WRITTEN INSTRUCTION:
Find, in the records below, the line that contains "Convert this chart to matplotlib code." and the line that contains "from matplotlib.patches import Rectangle". Copy those two lines and everything between them exactly, but not the pictures.

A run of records
+++
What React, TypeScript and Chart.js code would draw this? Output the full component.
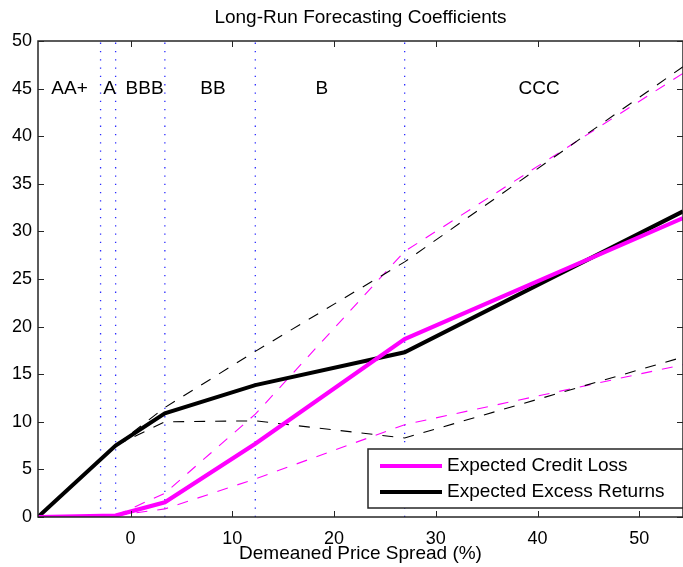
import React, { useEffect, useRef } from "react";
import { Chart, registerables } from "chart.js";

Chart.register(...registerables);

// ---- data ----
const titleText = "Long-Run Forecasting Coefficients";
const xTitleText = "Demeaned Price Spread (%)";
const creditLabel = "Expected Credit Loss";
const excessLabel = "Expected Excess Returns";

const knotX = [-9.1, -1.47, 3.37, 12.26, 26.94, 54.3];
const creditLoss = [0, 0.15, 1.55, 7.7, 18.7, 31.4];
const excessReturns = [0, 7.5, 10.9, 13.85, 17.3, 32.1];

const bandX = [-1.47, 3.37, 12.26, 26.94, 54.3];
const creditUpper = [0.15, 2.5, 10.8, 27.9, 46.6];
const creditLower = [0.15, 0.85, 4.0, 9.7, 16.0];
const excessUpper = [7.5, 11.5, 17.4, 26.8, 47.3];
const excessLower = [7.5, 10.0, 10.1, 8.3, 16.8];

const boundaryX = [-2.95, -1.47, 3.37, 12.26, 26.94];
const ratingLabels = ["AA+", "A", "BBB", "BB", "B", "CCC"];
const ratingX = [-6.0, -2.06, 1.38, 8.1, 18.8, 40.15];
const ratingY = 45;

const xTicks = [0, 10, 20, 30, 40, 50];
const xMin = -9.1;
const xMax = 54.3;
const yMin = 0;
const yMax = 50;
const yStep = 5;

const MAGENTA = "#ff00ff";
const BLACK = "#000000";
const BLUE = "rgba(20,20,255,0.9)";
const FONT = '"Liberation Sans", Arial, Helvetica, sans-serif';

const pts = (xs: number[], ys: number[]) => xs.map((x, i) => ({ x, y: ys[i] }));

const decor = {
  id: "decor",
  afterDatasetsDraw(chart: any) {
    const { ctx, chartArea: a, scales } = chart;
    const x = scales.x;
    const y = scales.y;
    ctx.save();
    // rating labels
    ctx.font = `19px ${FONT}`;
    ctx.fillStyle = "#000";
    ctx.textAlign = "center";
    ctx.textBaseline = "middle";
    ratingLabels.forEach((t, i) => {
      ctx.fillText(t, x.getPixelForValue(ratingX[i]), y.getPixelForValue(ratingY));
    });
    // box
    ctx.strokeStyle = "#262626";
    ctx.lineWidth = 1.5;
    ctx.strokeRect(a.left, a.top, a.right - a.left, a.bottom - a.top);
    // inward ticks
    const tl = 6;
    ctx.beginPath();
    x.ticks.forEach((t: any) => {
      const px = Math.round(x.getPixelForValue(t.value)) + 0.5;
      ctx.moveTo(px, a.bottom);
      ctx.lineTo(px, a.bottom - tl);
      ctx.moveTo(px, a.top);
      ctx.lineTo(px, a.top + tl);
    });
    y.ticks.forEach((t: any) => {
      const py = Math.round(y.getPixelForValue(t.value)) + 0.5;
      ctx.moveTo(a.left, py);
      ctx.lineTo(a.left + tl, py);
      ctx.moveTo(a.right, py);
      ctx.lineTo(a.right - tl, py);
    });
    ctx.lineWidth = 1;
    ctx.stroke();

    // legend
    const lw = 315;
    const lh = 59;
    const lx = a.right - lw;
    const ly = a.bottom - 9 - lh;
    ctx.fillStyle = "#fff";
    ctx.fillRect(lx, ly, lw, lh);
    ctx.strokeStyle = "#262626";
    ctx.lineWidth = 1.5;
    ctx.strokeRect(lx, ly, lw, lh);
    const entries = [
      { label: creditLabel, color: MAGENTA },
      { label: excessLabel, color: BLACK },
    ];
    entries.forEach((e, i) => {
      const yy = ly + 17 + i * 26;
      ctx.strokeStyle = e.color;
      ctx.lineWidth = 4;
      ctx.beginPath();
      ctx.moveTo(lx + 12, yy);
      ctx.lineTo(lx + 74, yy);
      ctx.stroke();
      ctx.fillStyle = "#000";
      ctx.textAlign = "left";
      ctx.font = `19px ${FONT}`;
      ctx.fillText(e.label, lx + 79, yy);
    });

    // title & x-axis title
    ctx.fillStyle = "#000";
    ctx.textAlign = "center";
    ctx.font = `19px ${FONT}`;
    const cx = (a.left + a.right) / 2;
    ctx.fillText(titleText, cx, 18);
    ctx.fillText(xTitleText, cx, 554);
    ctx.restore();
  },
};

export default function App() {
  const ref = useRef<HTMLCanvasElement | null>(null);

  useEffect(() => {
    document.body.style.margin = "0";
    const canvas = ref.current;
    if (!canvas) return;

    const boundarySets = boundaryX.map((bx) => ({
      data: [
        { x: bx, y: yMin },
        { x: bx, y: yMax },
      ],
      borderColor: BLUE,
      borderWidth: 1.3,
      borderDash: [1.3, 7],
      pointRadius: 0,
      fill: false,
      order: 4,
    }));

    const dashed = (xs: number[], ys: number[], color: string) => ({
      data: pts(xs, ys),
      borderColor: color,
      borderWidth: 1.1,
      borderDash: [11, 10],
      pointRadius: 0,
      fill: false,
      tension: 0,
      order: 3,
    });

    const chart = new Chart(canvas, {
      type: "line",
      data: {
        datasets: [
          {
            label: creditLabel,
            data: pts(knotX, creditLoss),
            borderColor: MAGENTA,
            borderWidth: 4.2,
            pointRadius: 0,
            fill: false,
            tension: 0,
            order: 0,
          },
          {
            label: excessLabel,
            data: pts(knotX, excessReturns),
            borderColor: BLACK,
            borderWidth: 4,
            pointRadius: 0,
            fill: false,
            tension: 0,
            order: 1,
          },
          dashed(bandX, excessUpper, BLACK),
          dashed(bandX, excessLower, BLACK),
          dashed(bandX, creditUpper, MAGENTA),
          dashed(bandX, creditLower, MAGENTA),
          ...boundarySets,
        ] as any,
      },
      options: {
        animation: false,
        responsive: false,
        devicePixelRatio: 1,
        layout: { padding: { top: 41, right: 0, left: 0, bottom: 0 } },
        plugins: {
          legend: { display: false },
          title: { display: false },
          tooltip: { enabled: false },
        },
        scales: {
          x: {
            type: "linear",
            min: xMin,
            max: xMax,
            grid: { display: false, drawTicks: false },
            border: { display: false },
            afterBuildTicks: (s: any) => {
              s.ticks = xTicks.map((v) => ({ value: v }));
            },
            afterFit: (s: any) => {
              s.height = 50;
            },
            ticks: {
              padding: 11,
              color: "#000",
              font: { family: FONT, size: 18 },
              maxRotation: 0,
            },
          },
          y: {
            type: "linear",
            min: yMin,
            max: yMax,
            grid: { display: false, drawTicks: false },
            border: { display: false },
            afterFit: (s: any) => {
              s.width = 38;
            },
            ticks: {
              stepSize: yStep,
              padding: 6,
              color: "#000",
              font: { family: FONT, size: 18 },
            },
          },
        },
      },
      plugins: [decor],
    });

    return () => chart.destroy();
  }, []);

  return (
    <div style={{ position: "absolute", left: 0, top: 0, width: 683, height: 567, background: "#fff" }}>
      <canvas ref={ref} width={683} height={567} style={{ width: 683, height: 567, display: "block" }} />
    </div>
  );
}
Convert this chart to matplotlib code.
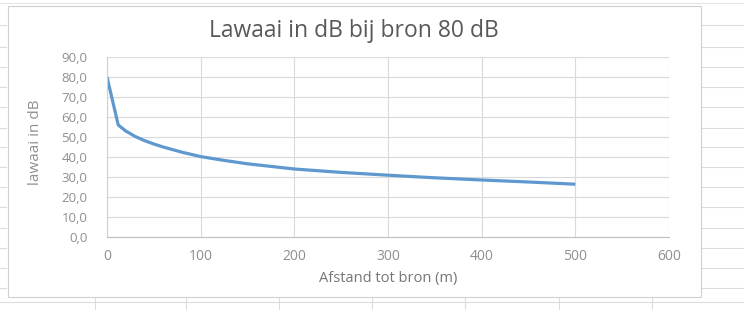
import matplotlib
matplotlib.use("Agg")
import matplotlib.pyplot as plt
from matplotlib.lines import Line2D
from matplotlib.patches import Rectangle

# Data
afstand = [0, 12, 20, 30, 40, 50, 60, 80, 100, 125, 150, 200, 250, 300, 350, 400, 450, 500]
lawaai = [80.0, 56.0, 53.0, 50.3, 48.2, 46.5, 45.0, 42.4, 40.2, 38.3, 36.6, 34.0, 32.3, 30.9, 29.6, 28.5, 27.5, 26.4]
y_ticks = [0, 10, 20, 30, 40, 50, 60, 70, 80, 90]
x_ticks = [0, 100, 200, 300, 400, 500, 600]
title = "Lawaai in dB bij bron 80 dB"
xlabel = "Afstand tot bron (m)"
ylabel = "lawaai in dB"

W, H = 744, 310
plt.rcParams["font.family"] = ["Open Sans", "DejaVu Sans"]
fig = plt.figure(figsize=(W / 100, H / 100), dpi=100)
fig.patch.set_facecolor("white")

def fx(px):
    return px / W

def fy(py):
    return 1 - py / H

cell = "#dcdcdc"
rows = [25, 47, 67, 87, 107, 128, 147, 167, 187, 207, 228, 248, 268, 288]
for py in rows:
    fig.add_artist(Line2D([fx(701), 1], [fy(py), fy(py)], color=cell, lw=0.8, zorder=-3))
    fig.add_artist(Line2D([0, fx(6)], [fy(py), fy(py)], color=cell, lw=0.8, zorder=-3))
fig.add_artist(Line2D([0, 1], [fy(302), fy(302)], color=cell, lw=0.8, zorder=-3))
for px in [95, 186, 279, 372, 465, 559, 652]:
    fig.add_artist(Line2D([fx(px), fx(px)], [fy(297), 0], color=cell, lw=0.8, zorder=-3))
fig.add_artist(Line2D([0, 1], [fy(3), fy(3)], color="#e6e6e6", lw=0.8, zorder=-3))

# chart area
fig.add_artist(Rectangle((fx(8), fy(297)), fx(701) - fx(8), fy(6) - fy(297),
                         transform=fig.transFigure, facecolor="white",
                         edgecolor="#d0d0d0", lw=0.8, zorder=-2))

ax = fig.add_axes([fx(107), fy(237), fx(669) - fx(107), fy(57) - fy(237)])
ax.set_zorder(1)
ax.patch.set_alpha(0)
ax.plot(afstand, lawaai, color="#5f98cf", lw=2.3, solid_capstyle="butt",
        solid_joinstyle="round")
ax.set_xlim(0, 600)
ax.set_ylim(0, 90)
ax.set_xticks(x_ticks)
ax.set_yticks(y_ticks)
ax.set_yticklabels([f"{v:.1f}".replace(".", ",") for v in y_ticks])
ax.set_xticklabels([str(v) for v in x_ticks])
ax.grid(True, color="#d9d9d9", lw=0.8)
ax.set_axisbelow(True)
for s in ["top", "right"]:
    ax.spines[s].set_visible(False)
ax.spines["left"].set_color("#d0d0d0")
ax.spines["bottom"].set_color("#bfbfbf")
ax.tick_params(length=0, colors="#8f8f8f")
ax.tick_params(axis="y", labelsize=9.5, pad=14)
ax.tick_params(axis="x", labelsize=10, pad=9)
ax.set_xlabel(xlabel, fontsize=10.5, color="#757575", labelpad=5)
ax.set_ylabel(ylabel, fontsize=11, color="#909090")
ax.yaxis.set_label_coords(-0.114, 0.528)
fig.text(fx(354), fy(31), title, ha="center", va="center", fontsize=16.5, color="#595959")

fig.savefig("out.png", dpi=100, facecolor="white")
+++
RESPONSE TO THE EXERCISE:
Convert this chart to matplotlib code.
import matplotlib
matplotlib.use("Agg")
import matplotlib.pyplot as plt
from matplotlib.lines import Line2D
from matplotlib.patches import Rectangle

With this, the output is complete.